You should also monitor the queue length per queue. This will alert you when there's a backlog forming—when the workers have more queued than they can process. We advise you to set up an Anomaly detection trigger for your 'critical' job queue.
A Trade-Off You Won't See in Your APM
The big problem with larger jobs is that they are harder to code. You’ll have to make the individual jobs explicitly idempotent and keep track of their status. In a simple example: when you have a job that mails one person and it fails, you can retry it without much harm done. When mailing 1000 people, if the job fails, you don’t want to resend to the 240 people you mailed before the job failed. Ensuring that that doesn't happen makes the code more complex.

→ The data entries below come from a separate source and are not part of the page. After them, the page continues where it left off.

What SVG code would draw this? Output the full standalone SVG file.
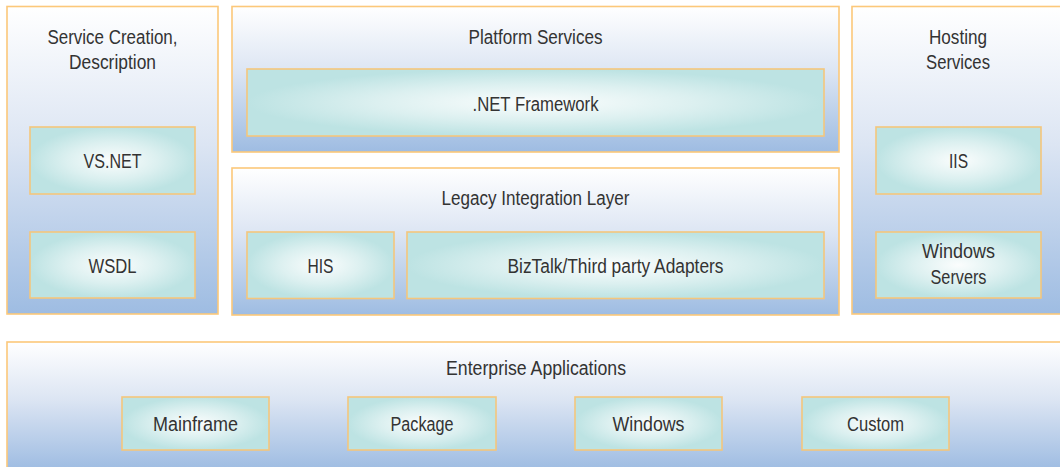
<svg xmlns="http://www.w3.org/2000/svg" width="1060" height="467" viewBox="0 0 1060 467">
  <defs>
    <linearGradient id="outerGrad" x1="0" y1="0" x2="0" y2="1">
      <stop offset="0" stop-color="#ffffff"/>
      <stop offset="0.45" stop-color="#dce5f3"/>
      <stop offset="1" stop-color="#9ebce2"/>
    </linearGradient>
    <radialGradient id="innerGrad" cx="0.5" cy="0.5" r="0.5" fx="0.5" fy="0.5">
      <stop offset="0" stop-color="#fbfdfd"/>
      <stop offset="0.55" stop-color="#dcf0f0"/>
      <stop offset="1" stop-color="#bde3e3"/>
    </radialGradient>
    <style>
      .outer { fill: url(#outerGrad); stroke: #fcc87a; stroke-width: 1.6; }
      .inner { fill: url(#innerGrad); stroke: #f4c67c; stroke-width: 1.6; }
      text { font-family: "Liberation Sans", Arial, sans-serif; font-size: 20px; fill: #333333; text-anchor: middle; }
    </style>
  </defs>
  <rect x="0" y="0" width="1060" height="467" fill="#ffffff"/>

  <g id="connectors"/>

  <g id="service-creation">
    <rect class="outer" x="7" y="6.5" width="211" height="307.5"/>
    <text x="112.5" y="44" textLength="130" lengthAdjust="spacingAndGlyphs">Service Creation,</text>
    <text x="112.5" y="69" textLength="87" lengthAdjust="spacingAndGlyphs">Description</text>
  </g>
  <g id="vsnet">
    <rect class="inner" x="30" y="127" width="165" height="67"/>
    <text x="112.5" y="168" textLength="58" lengthAdjust="spacingAndGlyphs">VS.NET</text>
  </g>
  <g id="wsdl">
    <rect class="inner" x="30" y="232" width="165" height="66"/>
    <text x="112.5" y="273" textLength="48" lengthAdjust="spacingAndGlyphs">WSDL</text>
  </g>

  <g id="platform-services">
    <rect class="outer" x="232" y="6.5" width="607" height="145.5"/>
    <text x="535.5" y="44" textLength="134" lengthAdjust="spacingAndGlyphs">Platform Services</text>
  </g>
  <g id="net-framework">
    <rect class="inner" x="247" y="69" width="577" height="67"/>
    <text x="535.5" y="110.5" textLength="126" lengthAdjust="spacingAndGlyphs">.NET Framework</text>
  </g>

  <g id="legacy-integration">
    <rect class="outer" x="232" y="168" width="607" height="147"/>
    <text x="535.5" y="205" textLength="188" lengthAdjust="spacingAndGlyphs">Legacy Integration Layer</text>
  </g>
  <g id="his">
    <rect class="inner" x="247" y="232" width="147" height="66.5"/>
    <text x="320.5" y="273" textLength="26" lengthAdjust="spacingAndGlyphs">HIS</text>
  </g>
  <g id="biztalk">
    <rect class="inner" x="407" y="232" width="417" height="66.5"/>
    <text x="615.5" y="273" textLength="216" lengthAdjust="spacingAndGlyphs">BizTalk/Third party Adapters</text>
  </g>

  <g id="hosting-services">
    <rect class="outer" x="852" y="6.5" width="215" height="307.5"/>
    <text x="958" y="44" textLength="58" lengthAdjust="spacingAndGlyphs">Hosting</text>
    <text x="958" y="69" textLength="64" lengthAdjust="spacingAndGlyphs">Services</text>
  </g>
  <g id="iis">
    <rect class="inner" x="876" y="127" width="165" height="67"/>
    <text x="958.5" y="168" textLength="19" lengthAdjust="spacingAndGlyphs">IIS</text>
  </g>
  <g id="windows-servers">
    <rect class="inner" x="876" y="232" width="165" height="66"/>
    <text x="958.5" y="258" textLength="73" lengthAdjust="spacingAndGlyphs">Windows</text>
    <text x="958.5" y="283.5" textLength="56" lengthAdjust="spacingAndGlyphs">Servers</text>
  </g>

  <g id="enterprise-applications">
    <rect class="outer" x="7" y="342" width="1060" height="128"/>
    <text x="536" y="375" textLength="180" lengthAdjust="spacingAndGlyphs">Enterprise Applications</text>
  </g>
  <g id="mainframe">
    <rect class="inner" x="122" y="397" width="147" height="53"/>
    <text x="195.5" y="431" textLength="85" lengthAdjust="spacingAndGlyphs">Mainframe</text>
  </g>
  <g id="package">
    <rect class="inner" x="348" y="397" width="148" height="53"/>
    <text x="422" y="431" textLength="63" lengthAdjust="spacingAndGlyphs">Package</text>
  </g>
  <g id="windows">
    <rect class="inner" x="575" y="397" width="147" height="53"/>
    <text x="648.5" y="431" textLength="72" lengthAdjust="spacingAndGlyphs">Windows</text>
  </g>
  <g id="custom">
    <rect class="inner" x="802" y="397" width="147" height="53"/>
    <text x="875.5" y="431" textLength="57" lengthAdjust="spacingAndGlyphs">Custom</text>
  </g>
</svg>
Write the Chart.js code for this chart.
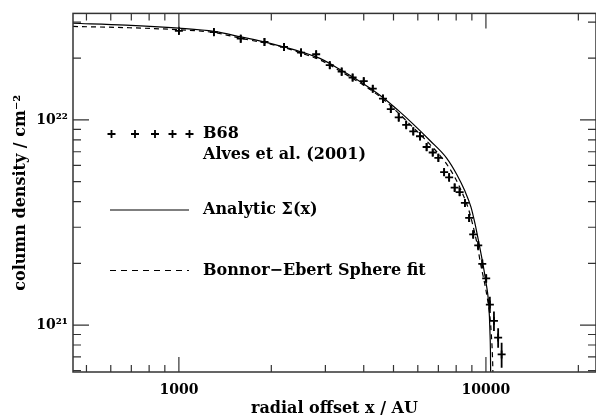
<!DOCTYPE html>
<html>
<head>
<meta charset="utf-8">
<script src="https://cdn.jsdelivr.net/npm/chart.js@4.4.0/dist/chart.umd.min.js"></script>
<style>
  body { margin: 0; background: #fff; }
  #wrap { width: 596px; height: 415px; }
</style>
</head>
<body>
<div id="wrap"><canvas id="myChart"></canvas></div>
<script>
// B68 column density profile (Alves et al. 2001)
const b68X = [1000, 1300, 1590, 1900, 2200, 2500, 2800, 3100, 3390, 3680, 4000, 4280,
  4620, 4900, 5200, 5500, 5800, 6100, 6410, 6710, 7000, 7310, 7590, 7910, 8210, 8540,
  8820, 9090, 9440, 9730, 10020, 10300, 10620, 10960, 11250];
const b68Y = [2.72e22, 2.68e22, 2.49e22, 2.40e22, 2.27e22, 2.13e22, 2.09e22, 1.85e22,
  1.72e22, 1.61e22, 1.545e22, 1.42e22, 1.27e22, 1.13e22, 1.03e22, 9.47e21, 8.80e21,
  8.33e21, 7.38e21, 6.94e21, 6.54e21, 5.57e21, 5.25e21, 4.68e21, 4.45e21, 3.94e21,
  3.33e21, 2.77e21, 2.45e21, 1.99e21, 1.69e21, 1.26e21, 1.05e21, 8.7e20, 7.2e20];
const b68Err = [1.2e21, 1.2e21, 1.1e21, 1.1e21, 1.0e21, 1.0e21, 0.9e21, 0.8e21, 0.8e21,
  0.7e21, 0.7e21, 0.6e21, 0.6e21, 0.5e21, 0.5e21, 4.5e20, 4.0e20, 4.0e20, 3.5e20, 3.0e20,
  3.0e20, 2.5e20, 2.5e20, 2.2e20, 2.0e20, 1.8e20, 1.5e20, 1.3e20, 1.2e20, 1.0e20, 0.8e20,
  1.15e20, 1.15e20, 0.95e20, 1.0e20];

// Analytic Sigma(x)
const analyticX = [452, 672, 1000, 1300, 1592, 1892, 2214, 2497, 2879, 3371, 3977, 4617,
  5169, 5784, 6570, 7447, 8045, 8543, 8935, 9210, 9489, 9799, 10000, 10174, 10266, 10305,
  10344, 10360, 10365];
const analyticY = [2.96e22, 2.90e22, 2.80e22, 2.70e22, 2.54e22, 2.40e22, 2.26e22, 2.15e22,
  1.995e22, 1.75e22, 1.505e22, 1.287e22, 1.116e22, 9.57e21, 7.94e21, 6.52e21, 5.41e21,
  4.50e21, 3.77e21, 3.13e21, 2.51e21, 1.95e21, 1.62e21, 1.35e21, 1.10e21, 9.36e20,
  7.52e20, 5.9e20, 5.0e20];

// Bonnor-Ebert sphere fit
const beX = [452, 672, 1000, 1300, 1592, 1892, 2214, 2497, 2879, 3371, 3977, 4617, 5169,
  5784, 6570, 7325, 7925, 8385, 8770, 9036, 9348, 9632, 9888, 10113, 10305, 10421, 10500,
  10540, 10550];
const beY = [2.856e22, 2.818e22, 2.751e22, 2.668e22, 2.498e22, 2.378e22, 2.251e22, 2.12e22,
  1.963e22, 1.721e22, 1.484e22, 1.266e22, 1.086e22, 9.21e21, 7.60e21, 6.31e21, 5.24e21,
  4.39e21, 3.69e21, 3.13e21, 2.51e21, 1.95e21, 1.62e21, 1.345e21, 1.104e21, 8.86e20,
  7.12e20, 5.72e20, 5.0e20];

const xMajor = [1000, 10000];
const xMajorLabels = ["1000", "10000"];
const xMinor = [500, 600, 700, 800, 900, 2000, 3000, 4000, 5000, 6000, 7000, 8000, 9000, 20000];
const yMajor = [1e21, 1e22];
const yMajorLabels = ["10²¹", "10²²"];
const yMinor = [6e20, 7e20, 8e20, 9e20, 2e21, 3e21, 4e21, 5e21, 6e21, 7e21, 8e21, 9e21, 2e22, 3e22];

const toPoints = (xs, ys) => xs.map((v, i) => ({ x: v, y: ys[i] }));

const serif = "DejaVu Serif";

const errorBars = {
  id: "errorBars",
  afterDatasetsDraw(chart) {
    const { ctx, scales: { x, y }, chartArea: a } = chart;
    ctx.save();
    ctx.beginPath();
    ctx.rect(a.left, a.top, a.right - a.left, a.bottom - a.top);
    ctx.clip();
    ctx.strokeStyle = "#000";
    ctx.lineWidth = 1.8;
    ctx.beginPath();
    b68X.forEach((xv, i) => {
      const px = x.getPixelForValue(xv);
      ctx.moveTo(px, y.getPixelForValue(b68Y[i] + b68Err[i]));
      ctx.lineTo(px, y.getPixelForValue(b68Y[i] - b68Err[i]));
    });
    ctx.stroke();
    ctx.restore();
  },
};

const frame = {
  id: "frame",
  afterDraw(chart) {
    const { ctx, chartArea: a, scales: { x, y } } = chart;
    ctx.save();
    ctx.strokeStyle = "#333";
    ctx.lineWidth = 1.5;
    ctx.strokeRect(a.left, a.top, a.right - a.left, a.bottom - a.top);
    ctx.lineWidth = 1.2;
    ctx.beginPath();
    const xt = (v, len) => {
      const px = x.getPixelForValue(v);
      ctx.moveTo(px, a.bottom); ctx.lineTo(px, a.bottom - len);
      ctx.moveTo(px, a.top); ctx.lineTo(px, a.top + len);
    };
    const yt = (v, len) => {
      const py = y.getPixelForValue(v);
      ctx.moveTo(a.left, py); ctx.lineTo(a.left + len, py);
      ctx.moveTo(a.right, py); ctx.lineTo(a.right - len, py);
    };
    xMajor.forEach((v) => xt(v, 15));
    xMinor.forEach((v) => xt(v, 7));
    yMajor.forEach((v) => yt(v, 16));
    yMinor.forEach((v) => yt(v, 8));
    ctx.stroke();

    // legend
    ctx.strokeStyle = "#000";
    ctx.lineWidth = 1.8;
    ctx.beginPath();
    [111.5, 135, 155, 172.5, 189.5].forEach((cx) => {
      ctx.moveTo(cx - 4, 134); ctx.lineTo(cx + 4, 134);
      ctx.moveTo(cx, 130); ctx.lineTo(cx, 138);
    });
    ctx.stroke();
    ctx.lineWidth = 1.2;
    ctx.beginPath();
    ctx.moveTo(110, 210); ctx.lineTo(189, 210);
    ctx.stroke();
    ctx.setLineDash([6, 5]);
    ctx.beginPath();
    ctx.moveTo(110, 270.5); ctx.lineTo(189, 270.5);
    ctx.stroke();
    ctx.setLineDash([]);
    ctx.fillStyle = "#000";
    ctx.font = "bold 16px '" + serif + "'";
    ctx.textBaseline = "middle";
    ctx.fillText("B68", 203, 134);
    ctx.fillText("Alves et al. (2001)", 203, 155);
    ctx.fillText("Analytic Σ(x)", 203, 210);
    ctx.fillText("Bonnor−Ebert Sphere fit", 203, 271);
    ctx.restore();
  },
};

const ctx = document.getElementById("myChart").getContext("2d");
const myChart = new Chart(ctx, {
  type: "scatter",
  data: {
    datasets: [
      {
        label: "Analytic Σ(x)",
        data: toPoints(analyticX, analyticY),
        showLine: true,
        cubicInterpolationMode: "monotone",
        borderColor: "#000",
        borderWidth: 1.2,
        pointRadius: 0,
      },
      {
        label: "Bonnor-Ebert Sphere fit",
        data: toPoints(beX, beY),
        showLine: true,
        cubicInterpolationMode: "monotone",
        borderColor: "#000",
        borderWidth: 1.2,
        borderDash: [5, 4],
        pointRadius: 0,
      },
      {
        label: "B68",
        data: toPoints(b68X, b68Y),
        pointStyle: "cross",
        pointRadius: 4,
        borderColor: "#000",
        borderWidth: 1.8,
      },
    ],
  },
  options: {
    animation: false,
    responsive: true,
    maintainAspectRatio: false,
    layout: { autoPadding: false, padding: { top: 5, right: 0, left: 0, bottom: 0 } },
    plugins: { legend: { display: false }, tooltip: { enabled: false } },
    scales: {
      x: {
        type: "logarithmic",
        min: 452,
        max: 22830,
        grid: { display: false, drawTicks: false },
        border: { display: false },
        afterBuildTicks: (scale) => { scale.ticks = xMajor.map((v) => ({ value: v })); },
        afterFit: (scale) => { scale.height = 43; },
        ticks: {
          autoSkip: false,
          maxRotation: 0,
          padding: 10,
          color: "#000",
          font: { family: serif, size: 14, weight: "bold" },
          callback: (v) => xMajorLabels[xMajor.indexOf(v)] || "",
        },
        title: {
          display: true,
          text: "radial offset x / AU",
          color: "#000",
          padding: { top: 0, bottom: -3 },
          font: { family: serif, size: 16, weight: "bold" },
        },
      },
      y: {
        type: "logarithmic",
        min: 5.91e20,
        max: 3.306e22,
        grid: { display: false, drawTicks: false },
        border: { display: false },
        afterBuildTicks: (scale) => { scale.ticks = yMajor.map((v) => ({ value: v })); },
        afterFit: (scale) => { scale.width = 73; },
        ticks: {
          autoSkip: false,
          padding: 5,
          color: "#000",
          font: { family: serif, size: 14, weight: "bold" },
          callback: (v) => yMajorLabels[yMajor.indexOf(v)] || "",
        },
        title: {
          display: true,
          text: "column density / cm⁻²",
          color: "#000",
          padding: { top: 11, bottom: 0 },
          font: { family: serif, size: 16, weight: "bold" },
        },
      },
    },
  },
  plugins: [errorBars, frame],
});
</script>
</body>
</html>
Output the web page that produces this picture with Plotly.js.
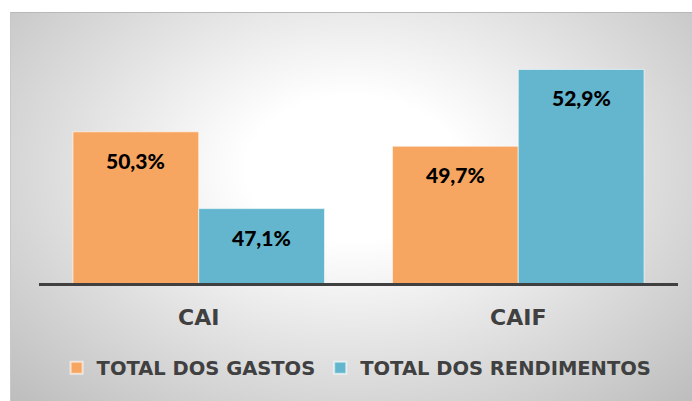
<!DOCTYPE html>
<html><head><meta charset="utf-8">
<script src="https://cdn.plot.ly/plotly-3.0.1.min.js"></script>
<style>
html,body{margin:0;padding:0;background:#fff;}
#wrap{position:relative;width:692px;height:401px;overflow:hidden;}
#bg{position:absolute;left:10px;top:12px;width:682px;height:389px;
 background:radial-gradient(ellipse at 50% 40%, #ffffff 0%, #ffffff 22%, #bdbdbd 100%);
 border-top:1px solid #b8b8b8;border-left:1px solid #c8c8c8;}
#chart{position:absolute;left:0;top:0;width:692px;height:401px;}
</style></head>
<body><div id="wrap"><div id="bg"></div><div id="chart"></div></div>
<script>
const categories = ["CAI", "CAIF"];
const gastos = [50.3, 49.7];
const rendimentos = [47.1, 52.9];
const seriesNames = ["TOTAL DOS GASTOS", "TOTAL DOS RENDIMENTOS"];
const colors = ["#F7A661", "#63B6CD"];

const fmt = v => v.toFixed(1).replace('.', ',') + '%';
const series = [gastos, rendimentos];
const traces = series.map((vals, i) => ({
  type: 'bar', name: seriesNames[i], x: categories, y: vals,
  marker: {color: colors[i], line: {color: 'rgba(255,255,255,0.6)', width: 1}},
  hoverinfo: 'skip'
}));
const annotations = [];
series.forEach((vals, i) => {
  vals.forEach((v, j) => {
    annotations.push({x: categories[j], y: v, xref: 'x', yref: 'y', text: fmt(v),
      showarrow: false, yanchor: 'top', yshift: -14, xshift: (i === 0 ? -63 : 63),
      font: {family: 'Lato, sans-serif', size: 21, color: '#000', weight: 900}});
  });
});
const layout = {
  width: 692, height: 401,
  margin: {l: 38.5, r: 13.5, t: 43, b: 118},
  paper_bgcolor: 'rgba(0,0,0,0)', plot_bgcolor: 'rgba(0,0,0,0)',
  barmode: 'group', bargap: 0.2125, bargroupgap: 0,
  xaxis: {showline: true, linecolor: '#404040', linewidth: 3, ticks: '', showgrid: false,
    ticklabelstandoff: 13,
    tickfont: {family: '"DejaVu Sans", sans-serif', size: 22, color: '#404040', weight: 'bold'}},
  yaxis: {range: [44, 54], visible: false, showgrid: false, zeroline: false},
  showlegend: true,
  legend: {orientation: 'h', x: 0.497, xanchor: 'center', y: -0.354, yanchor: 'middle',
    font: {family: '"DejaVu Sans", sans-serif', size: 19.5, color: '#404040', weight: 'bold'},
    itemsizing: 'constant', traceorder: 'normal', bgcolor: 'rgba(0,0,0,0)'},
  annotations: annotations
};
Plotly.newPlot('chart', traces, layout, {displayModeBar: false, staticPlot: true});
</script></body></html>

The Real Complexity of Reality
Time for another reality check. Often, your background processes might not be slow due to anything running in Sidekiq. It might be that the database you are querying is slow because the host it runs on is running out of memory. When looking for a cool example to use in this post, we ran into one such scenario: it turned out the duration was peaking because the external API had a long response time. Nothing in Sidekiq will solve that.
Because a problem can be seen in one place but be caused someplace else entirely, at AppSignal, we've built the product so it has errors, performance, and host metrics all-in-one. The combined metrics of this view will make it easier to find the root cause of the problem.
There Are No Easy Answers, Are There?
Though we started this article with the basics of monitoring and optimizing Sidekiq, we immediately ran into the reality that speed will cost CPU and IO. Or Memory. Or introduce more complexity. And though we touched on some of the complexity of performance in your architecture, the reality is that we skidded around 99% of the hard things in this post.
So, even though we may have taken away your hopes for simple answers, we hope this article provoked some interesting thoughts on optimizing and monitoring your Sidekiq setup!